First, draw the nested convex hulls,and find a line going through the line segments adjacent to the starting point (the starting point is circled):

Now, shift this line all the way down (away from the point) and start sweeping it across:

Each time it passes a point, neglect that points, and draw the nested hulls for the points that remain, the "centers" of the nested hulls start collapsing towards the starting point, and eventually surpass it, but we are interested in finding the step at which the starting point appears isolated in the central hull:

At this point, take the rightmost point above the line, and spiral in anti-clockwise from that point (circled in red), also, complete the spiral below the line, starting with the rightmost point below the line:

Now connect the spirals, to obtain a full solution:

Answer 2

(this is supposed to be a comment, but I couldn't figure out how to add pictures in the comment sections).
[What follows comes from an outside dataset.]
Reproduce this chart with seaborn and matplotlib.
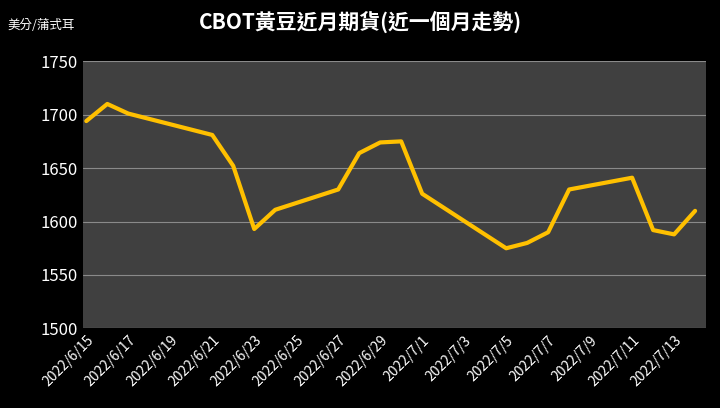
import matplotlib
matplotlib.use("Agg")
import matplotlib.pyplot as plt
import matplotlib.dates as mdates
import seaborn as sns
import pandas as pd

dates = ["2022-06-15","2022-06-16","2022-06-17","2022-06-21","2022-06-22","2022-06-23","2022-06-24",
         "2022-06-27","2022-06-28","2022-06-29","2022-06-30","2022-07-01","2022-07-05","2022-07-06",
         "2022-07-07","2022-07-08","2022-07-11","2022-07-12","2022-07-13","2022-07-14"]
prices = [1694,1710,1701,1681,1652,1593,1611,1630,1664,1674,1675,1626,1575,1580,1590,1630,1641,1592,1588,1610]
df = pd.DataFrame({"date": pd.to_datetime(dates), "price": prices})

sns.set_style("dark")
plt.rcParams['font.family'] = ['Noto Sans CJK TC', 'DejaVu Sans']
fig, ax = plt.subplots(figsize=(7.2, 4.08), dpi=100)
fig.patch.set_facecolor("black")
ax.set_facecolor("#404040")
sns.lineplot(data=df, x="date", y="price", color="#FFC000", linewidth=3, ax=ax)
ax.set_ylim(1500, 1750)
ax.set_yticks(range(1500, 1751, 50))
ax.set_xlim(pd.Timestamp("2022-06-14 20:00"), pd.Timestamp("2022-07-14 12:00"))
ticks = pd.date_range("2022-06-15", "2022-07-13", freq="2D")
ax.set_xticks(ticks)
ax.set_xticklabels([f"{d.year}/{d.month}/{d.day}" for d in ticks], rotation=45, ha="right", rotation_mode="anchor")
ax.grid(axis="y", color="#8a8a8a", linewidth=0.8)
ax.grid(axis="x", visible=False)
ax.tick_params(colors="white", labelsize=10, length=0)
for lab in ax.get_yticklabels():
    lab.set_fontsize(12)
for s in ax.spines.values():
    s.set_visible(False)
ax.set_xlabel(""); ax.set_ylabel("")
fig.text(0.5, 0.93, "CBOT黃豆近月期貨(近一個月走勢)", color="white", fontsize=15, ha="center", fontweight="bold")
fig.text(0.01, 0.93, "美分/蒲式耳", color="white", fontsize=9, ha="left")
fig.subplots_adjust(left=0.115, right=0.98, top=0.85, bottom=0.195)
fig.savefig("out.png", facecolor="black")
@Carlyle's idea is very nice. I just want to point out one thing: the choice of the sweeping line cannot be arbitrary.

Consider this example of $6$ points. Suppose we want to start from $D$. Then one cannot choose the sweeping line to be close to parallel to $EF$, as then $B$ will be removed first, and $D$ would lie on the convex hull. Instead, one must carefully choose the line so that $C$ and $F$ is removed.